Tom Hartvigsen, Ph.D.
Postdoc
Massachusetts Institute of Technology
CSAIL
Pronouns: He/Him
★ News ★
I'll be co-chairing a workshop at ICML 2023 on Generative AI
I'll be serving as the General Chair of ML4H 2023
Paper published in SERC on algorithmic fairness in chest x-ray diagnosis
New preprint on classifying irregularly-sampled time series
Paper accepted at AAAI'23 on multi-label knowledge amalgamation
Invited talk at AJCAI'22 Workshop on Toxic Language Detection
Chairing NeurIPS '22 workshop
Invited talk at WPI CS Colloquium
Invited talk at Northeastern
Four workshop papers accepted at NeurIPS'22
Paper accepted at ML4H'22 on detecting stress from wearable devices
Paper accepted at ICDM'22 on explainability for deep time series classifiers
Paper accepted at CIKM'22 on early classification of irregular time series
Paper accepted at CIKM'22 on recurrent classifier chains with missing labels
Invited talks at Google Research, Tufts, and the University of Rochester
Paper accepted at ACL'22 on constructing datasets with language models.
Hi! I'm a postdoc at MIT working with Prof. Marzyeh Ghassemi. My research spans machine learning, data mining, and applications to improve healthcare.
I received my PhD in Data Science from WPI in 2021, where I was a GAANN PhD Fellow advised by Professors Elke Rundensteiner and Xiangnan Kong.
Research
I'm making machine learning and data mining methods deployable for healthcare. I focus on core problems in time series and natural language data when:
Data and labels are missing and noisy
Models must adapt to quickly shifting distributions and requirements
We have strong human-facing requirements like early predictions, interpretability, and safety/fairness.
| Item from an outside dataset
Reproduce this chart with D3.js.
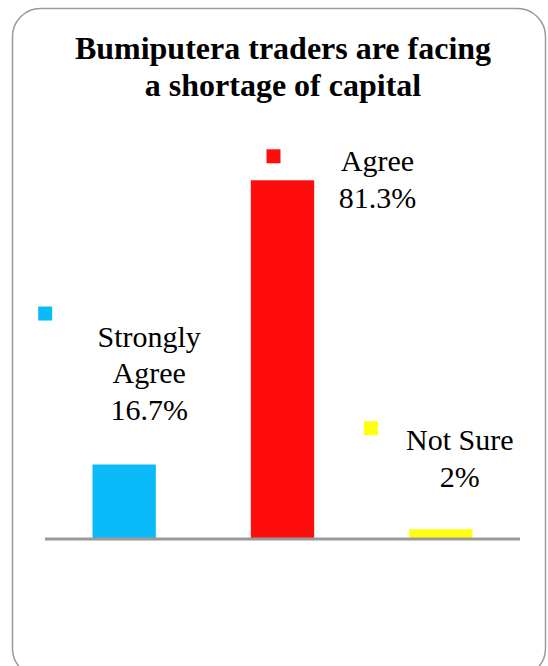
<!DOCTYPE html>
<html>
<head>
<meta charset="utf-8">
<style>
body { margin: 0; background: #fff; }
svg { display: block; }
</style>
<script src="https://cdn.jsdelivr.net/npm/d3@7/dist/d3.min.js"></script>
</head>
<body>
<div id="chart"></div>
<script>
// data
var categories = ["Strongly Agree", "Agree", "Not Sure"];
var labelLines = [["Strongly", "Agree"], ["Agree"], ["Not Sure"]];
var percents = [16.7, 81.3, 2];
var colors = ["#0bbaf8", "#ff0c0c", "#ffff0f"];
var titleLines = ["Bumiputera traders are facing", "a shortage of capital"];

// layout of data labels (offset from bar centre / bar top) and marker squares
var labelOffset = [[25, -118], [95, -9], [19, -79]];
var markerOffset = [[-111, -40], [-111, -22], [-96, -29]];

var FONT = "'Liberation Serif', 'Times New Roman', Times, serif";

var W = 548, H = 666;
var svg = d3.select("#chart").append("svg")
    .attr("width", W).attr("height", H);

svg.append("rect")
    .attr("x", 12.5).attr("y", 8.5)
    .attr("width", 533).attr("height", 668)
    .attr("rx", 28).attr("ry", 28)
    .attr("fill", "#fff")
    .attr("stroke", "#9a9a9a").attr("stroke-width", 1.5);

var title = svg.append("text")
    .attr("text-anchor", "middle")
    .style("font-family", FONT)
    .style("font-size", "32px").style("font-weight", "bold");
title.selectAll("tspan").data(titleLines).enter().append("tspan")
    .attr("x", 283)
    .attr("y", function(d, i) { return 59 + i * 37; })
    .text(function(d) { return d; });

var x = d3.scaleBand().domain(categories).range([45, 520]).paddingInner(0.6).paddingOuter(0.3);
var y = d3.scaleLinear().domain([0, 100]).range([538, 98]);

svg.selectAll("rect.bar").data(categories).enter().append("rect")
    .attr("class", "bar")
    .attr("x", function(d) { return x(d); })
    .attr("width", x.bandwidth())
    .attr("y", function(d, i) { return y(percents[i]); })
    .attr("height", function(d, i) { return y(0) - y(percents[i]); })
    .attr("fill", function(d, i) { return colors[i]; });

svg.append("line")
    .attr("x1", 45).attr("x2", 520)
    .attr("y1", y(0) + 1).attr("y2", y(0) + 1)
    .attr("stroke", "#999").attr("stroke-width", 3);

categories.forEach(function(c, i) {
  var cx = x(c) + x.bandwidth() / 2 + labelOffset[i][0];
  var top = y(percents[i]) + labelOffset[i][1];
  var lines = labelLines[i].concat([percents[i] + "%"]);
  var t = svg.append("text").attr("text-anchor", "middle")
      .style("font-family", FONT).style("font-size", "30px");
  t.selectAll("tspan").data(lines).enter().append("tspan")
      .attr("x", cx)
      .attr("y", function(d, j) { return top + j * 36.5; })
      .text(function(d) { return d; });
  svg.append("rect")
      .attr("x", cx + markerOffset[i][0])
      .attr("y", top + markerOffset[i][1])
      .attr("width", 14).attr("height", 14)
      .attr("fill", colors[i]);
});
</script>
</body>
</html>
The projects that excite me the most: (1) robustly model dynamic environments through time series, (2) prevent perpetuating bias via machine learning and/or (3) have impact through real-world deployment.
Recent highlights:
GRACE: Continually editing pre-trained models thousands of times in a row during deployment (preprint)
ToxiGen: Constructing large, diverse hate speech datasets with large language models to train better hate speech classifiers (ACL'22 + dataset)
Timely and Actionable Time Series Models (see KDD'19; KDD'20; CIKM'22)
Robustness to uncertain/incomplete labels (see AAAI'23; AAAI'22; SDM'22; CIKM'22; AAAI'21; preprint)
Explainability for time series and NLP models ( see ACL'20; CIKM'21; ICDM'22)
Service
Organizer:
General Chair, ML4H 2023
Co-Chair, ICML 2023 Workshop on Challenges in Deploying Generative AI
Co-Chair, NeurIPS 2022 Workshop on Learning from Time Series for Health
CHIL 2023
Led tutorial on Deep Learning with PyTorch for undergrads
Program Committee: AAAI, WSDM, CVPR, ICCV, ACL, EMNLP, NAACL, KDD, CHIL, NeurIPS Datasets & Benchmarks Track
In the News
Our work on TOXIGEN was covered by TechCrunch and Microsoft Research
Our work on Fair Explainability was covered by MIT News
Misc
Outside of research, I enjoy bouldering, biking, books (science fiction/science fact), birding, juggling, vegan cooking, and guitar. I also spent a summer living at BioSphere 2 in rural Arizona.